● **Data block**
***
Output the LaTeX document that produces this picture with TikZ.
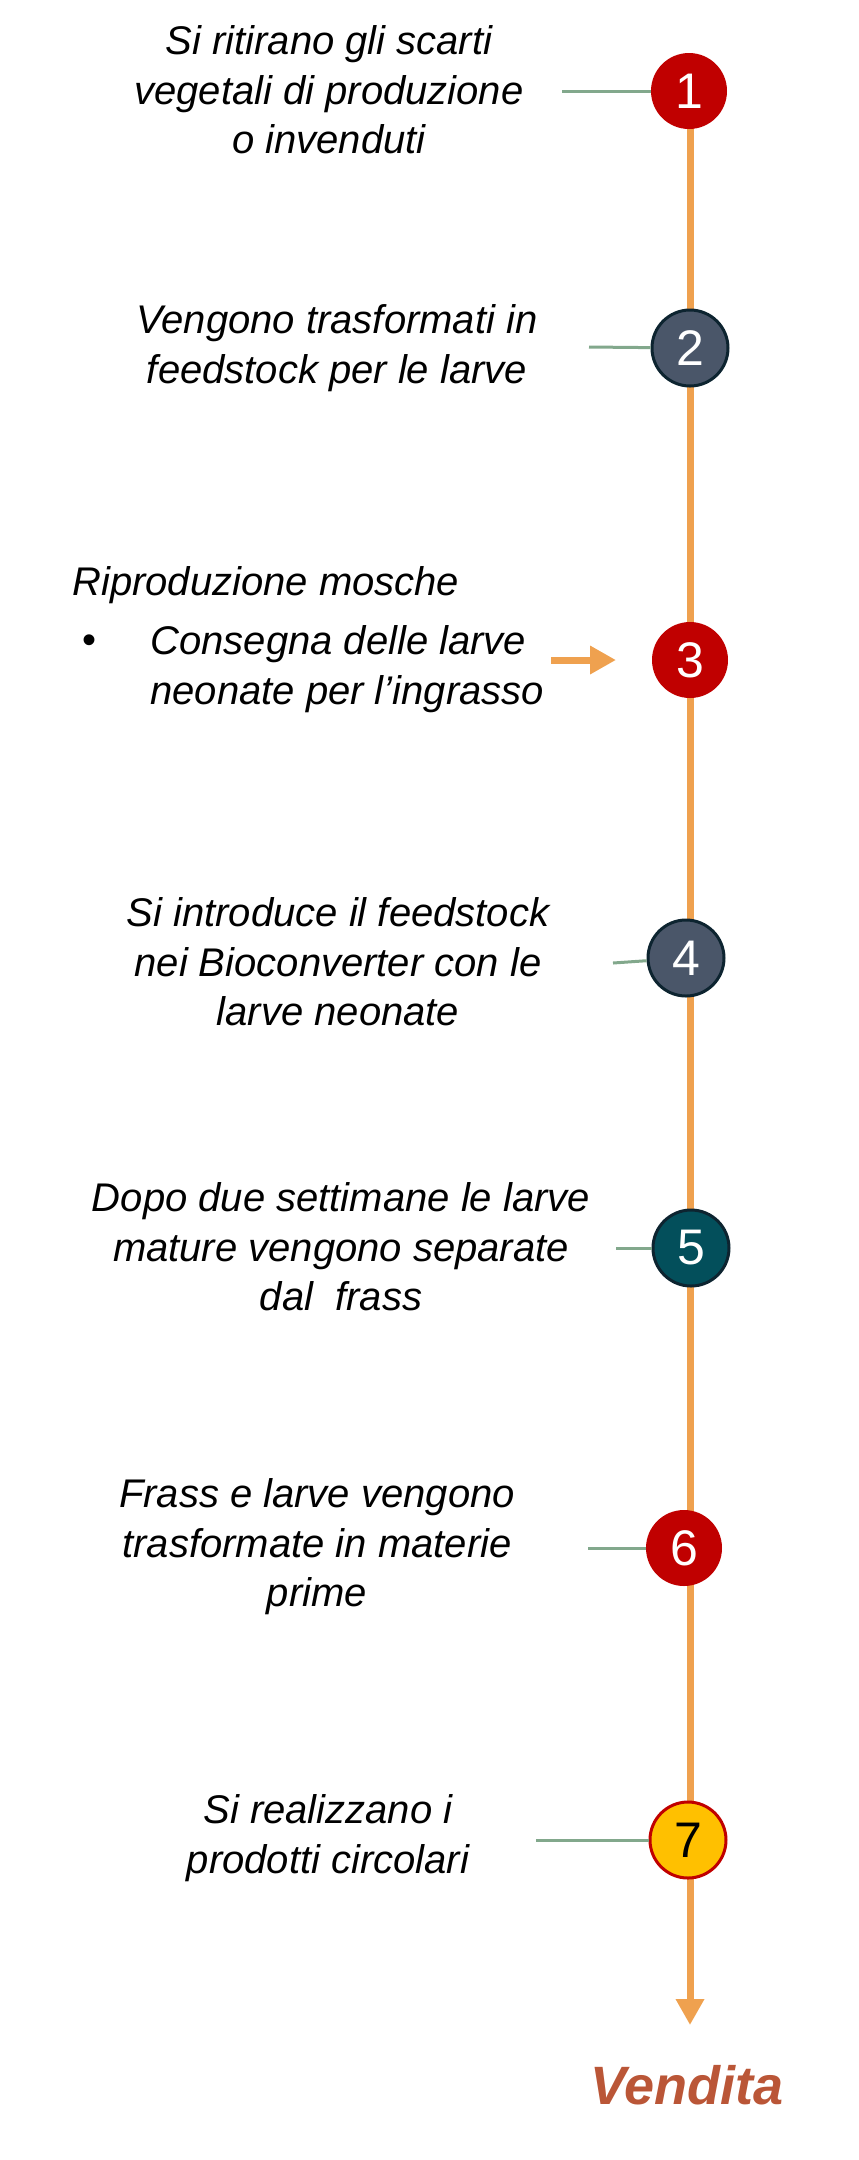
\documentclass[tikz,border=0pt]{standalone}
\usepackage{fontspec}
\setmainfont{Liberation Sans}
\usetikzlibrary{arrows.meta,backgrounds}

\definecolor{stepred}{HTML}{C00000}
\definecolor{stepslate}{HTML}{4A5669}
\definecolor{stepteal}{HTML}{034F5B}
\definecolor{stepdark}{HTML}{0D2430}
\definecolor{stepyellow}{HTML}{FFC000}
\definecolor{spineorange}{HTML}{EFA14F}
\definecolor{linkgreen}{HTML}{82A88C}
\definecolor{sellred}{HTML}{BA5637}

\tikzset{
  stepnum/.style={circle,minimum size=38pt,inner sep=0pt,text=white,
    font=\fontsize{25}{25}\selectfont},
  ringed/.style={draw=stepdark,line width=1.5pt},
  steptext/.style={align=center,inner sep=0pt,
    font=\fontsize{20}{24.8}\selectfont\itshape},
  link/.style={draw=linkgreen,line width=1.5pt},
  spine/.style={draw=spineorange,line width=3.5pt},
  spinetip/.style={-{Triangle[width=13.5pt,length=13pt]}}
}

\begin{document}
\begin{tikzpicture}[x=0.5pt,y=-0.5pt]
\useasboundingbox (0,0) rectangle (858,2160);
% numbered steps
\node[stepnum,fill=stepred] (n1) at (689,91) {1};
\node[stepnum,fill=stepslate,ringed] (n2) at (690,348) {2};
\node[stepnum,fill=stepred] (n3) at (690,660) {3};
\node[stepnum,fill=stepslate,ringed] (n4) at (686,958) {4};
\node[stepnum,fill=stepteal,ringed] (n5) at (691,1248) {5};
\node[stepnum,fill=stepred] (n6) at (684,1548) {6};
\node[stepnum,fill=stepyellow,ringed,draw=stepred,text=black] (n7) at (688,1840) {7};
\coordinate (top) at (690,91);
\coordinate (tip) at (690,2025);
\begin{scope}[on background layer]
\draw[spine,spinetip] (top) -- (tip);
\end{scope}
\node[font=\fontsize{27}{27}\selectfont\bfseries\itshape,text=sellred] (sell) at (687,2085) {Vendita};
% descriptions
\node[steptext] (t1) at (329,90) {Si ritirano gli scarti\\vegetali di produzione\\o invenduti};
\coordinate (c1) at (562,91);
\draw[link] (c1) -- (n1);
\node[steptext] (t2) at (337,348) {Vengono trasformati in\\feedstock per le larve};
\coordinate (c2) at (589,347);
\draw[link] (c2) -- (n2);
\node[steptext,anchor=west,align=left] (t3a) at (72,585) {Riproduzione mosche};
\node[font=\fontsize{20}{24}\selectfont] (b3) at (90,644) {\textbullet};
\node[steptext,anchor=west,align=left] (t3b) at (150,669) {Consegna delle larve\\neonate per l’ingrasso};
\coordinate (a3) at (551,660);
\coordinate (e3) at (616,660);
\draw[spine,spinetip] (a3) -- (e3);
\node[steptext] (t4) at (338,962) {Si introduce il feedstock\\nei Bioconverter con le\\larve neonate};
\coordinate (c4) at (613,963);
\draw[link] (c4) -- (n4);
\node[steptext] (t5) at (341,1247) {Dopo due settimane le larve\\mature vengono separate\\dal\ \ frass};
\coordinate (c5) at (616,1248);
\draw[link] (c5) -- (n5);
\node[steptext] (t6) at (317,1547) {Frass e larve vengono\\trasformate in materie\\prime};
\coordinate (c6) at (588,1548);
\draw[link] (c6) -- (n6);
\node[steptext] (t7) at (328,1838) {Si realizzano i\\prodotti circolari};
\coordinate (c7) at (536,1840);
\draw[link] (c7) -- (n7);
\end{tikzpicture}
\end{document}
***
Repeat the data exactly, dropping every picture it holds.

Output the LaTeX document that produces this picture with TikZ.
\documentclass[tikz,border=0pt]{standalone}
\usepackage{fontspec}
\setmainfont{Liberation Sans}
\usetikzlibrary{arrows.meta,backgrounds}

\definecolor{stepred}{HTML}{C00000}
\definecolor{stepslate}{HTML}{4A5669}
\definecolor{stepteal}{HTML}{034F5B}
\definecolor{stepdark}{HTML}{0D2430}
\definecolor{stepyellow}{HTML}{FFC000}
\definecolor{spineorange}{HTML}{EFA14F}
\definecolor{linkgreen}{HTML}{82A88C}
\definecolor{sellred}{HTML}{BA5637}

\tikzset{
  stepnum/.style={circle,minimum size=38pt,inner sep=0pt,text=white,
    font=\fontsize{25}{25}\selectfont},
  ringed/.style={draw=stepdark,line width=1.5pt},
  steptext/.style={align=center,inner sep=0pt,
    font=\fontsize{20}{24.8}\selectfont\itshape},
  link/.style={draw=linkgreen,line width=1.5pt},
  spine/.style={draw=spineorange,line width=3.5pt},
  spinetip/.style={-{Triangle[width=13.5pt,length=13pt]}}
}

\begin{document}
\begin{tikzpicture}[x=0.5pt,y=-0.5pt]
\useasboundingbox (0,0) rectangle (858,2160);
% numbered steps
\node[stepnum,fill=stepred] (n1) at (689,91) {1};
\node[stepnum,fill=stepslate,ringed] (n2) at (690,348) {2};
\node[stepnum,fill=stepred] (n3) at (690,660) {3};
\node[stepnum,fill=stepslate,ringed] (n4) at (686,958) {4};
\node[stepnum,fill=stepteal,ringed] (n5) at (691,1248) {5};
\node[stepnum,fill=stepred] (n6) at (684,1548) {6};
\node[stepnum,fill=stepyellow,ringed,draw=stepred,text=black] (n7) at (688,1840) {7};
\coordinate (top) at (690,91);
\coordinate (tip) at (690,2025);
\begin{scope}[on background layer]
\draw[spine,spinetip] (top) -- (tip);
\end{scope}
\node[font=\fontsize{27}{27}\selectfont\bfseries\itshape,text=sellred] (sell) at (687,2085) {Vendita};
% descriptions
\node[steptext] (t1) at (329,90) {Si ritirano gli scarti\\vegetali di produzione\\o invenduti};
\coordinate (c1) at (562,91);
\draw[link] (c1) -- (n1);
\node[steptext] (t2) at (337,348) {Vengono trasformati in\\feedstock per le larve};
\coordinate (c2) at (589,347);
\draw[link] (c2) -- (n2);
\node[steptext,anchor=west,align=left] (t3a) at (72,585) {Riproduzione mosche};
\node[font=\fontsize{20}{24}\selectfont] (b3) at (90,644) {\textbullet};
\node[steptext,anchor=west,align=left] (t3b) at (150,669) {Consegna delle larve\\neonate per l’ingrasso};
\coordinate (a3) at (551,660);
\coordinate (e3) at (616,660);
\draw[spine,spinetip] (a3) -- (e3);
\node[steptext] (t4) at (338,962) {Si introduce il feedstock\\nei Bioconverter con le\\larve neonate};
\coordinate (c4) at (613,963);
\draw[link] (c4) -- (n4);
\node[steptext] (t5) at (341,1247) {Dopo due settimane le larve\\mature vengono separate\\dal\ \ frass};
\coordinate (c5) at (616,1248);
\draw[link] (c5) -- (n5);
\node[steptext] (t6) at (317,1547) {Frass e larve vengono\\trasformate in materie\\prime};
\coordinate (c6) at (588,1548);
\draw[link] (c6) -- (n6);
\node[steptext] (t7) at (328,1838) {Si realizzano i\\prodotti circolari};
\coordinate (c7) at (536,1840);
\draw[link] (c7) -- (n7);
\end{tikzpicture}
\end{document}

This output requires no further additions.